2° voor de misdrijven, omschreven in de artikelen 240b, tweede lid, 243, 245 en 246, voor zover het feit is gepleegd ten aanzien van een persoon die de leeftijd van achttien jaren nog niet heeft bereikt.”

- Artikel 245 Sr:

“Hij die met iemand, die de leeftijd van twaalf jaren maar nog niet die van zestien jaren heeft bereikt, buiten echt, ontuchtige handelingen pleegt die bestaan uit of mede bestaan uit het seksueel binnendringen van het lichaam, wordt gestraft met gevangenisstraf van ten hoogste acht jaren of geldboete van de vijfde categorie.”

3.4

Bij de beoordeling van de toelaatbaarheid van de gevraagde uitlevering moet de uitleveringsrechter uitgaan van de stand van het recht ten tijde van de beslissing op het uitleveringsverzoek.
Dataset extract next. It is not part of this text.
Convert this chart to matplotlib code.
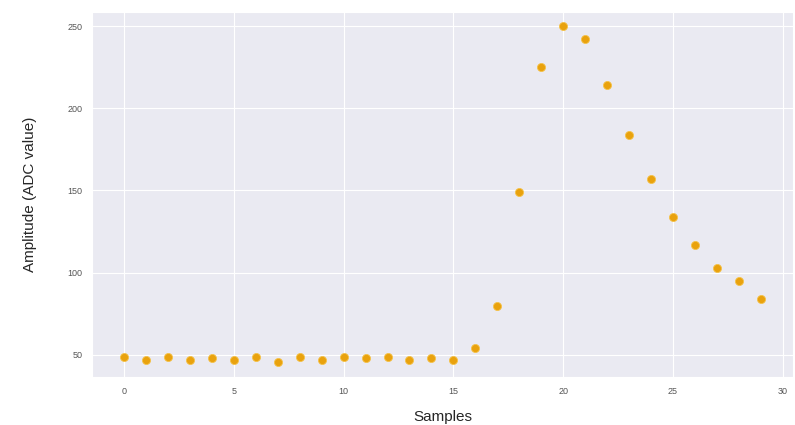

Dat geldt ook waar het gaat om het voorschrift dat uitlevering niet wordt toegestaan wanneer naar het recht van de aangezochte Staat wegens verjaring geen vervolging meer kan plaatshebben. De strekking van dat voorschrift is immers te voorkomen dat de aangezochte Staat zou moeten meewerken aan het handhaven van normen die met de eigen rechtsopvattingen in strijd zijn, of waarbij althans een strafsanctie misplaatst wordt geacht. Zo’n geval doet zich niet voor indien het recht op strafvervolging van feiten als die waarvoor de uitlevering wordt gevraagd, volgens het recht van de aangezochte Staat ten tijde van de beslissing op het uitleveringsverzoek niet door verjaring is vervallen. (Vgl. HR 1 juli 1977, ECLI:NL:HR:1977:AB6982 en HR 11 november 2008, ECLI:NL:HR:2008:BC9546.)

3.5

Het vorenstaande brengt met zich dat in een geval als het onderhavige de beantwoording van de vraag of naar het recht van Nederland als aangezochte Staat de vervolging van feiten als die waarvoor de uitlevering wordt gevraagd, niet meer kan plaatshebben, uitsluitend gebeurt op grond van de voorschriften met betrekking tot de verjaring, waaronder artikel 70 Sr, zoals die gelden op het moment van de beoordeling van het uitleveringsverzoek. Het cassatiemiddel, dat van een andere opvatting uitgaat, faalt daarom.

4Beslissing

De Hoge Raad verwerpt het beroep.

Dit arrest is gewezen door de vice-president J. de Hullu als voorzitter, en de raadsheren E.S.G.N.A.I. van de Griend en M.J. Borgers, in bijzijn van de waarnemend griffier E. Schnetz, en uitgesproken ter openbare terechtzitting van 9 februari 2021.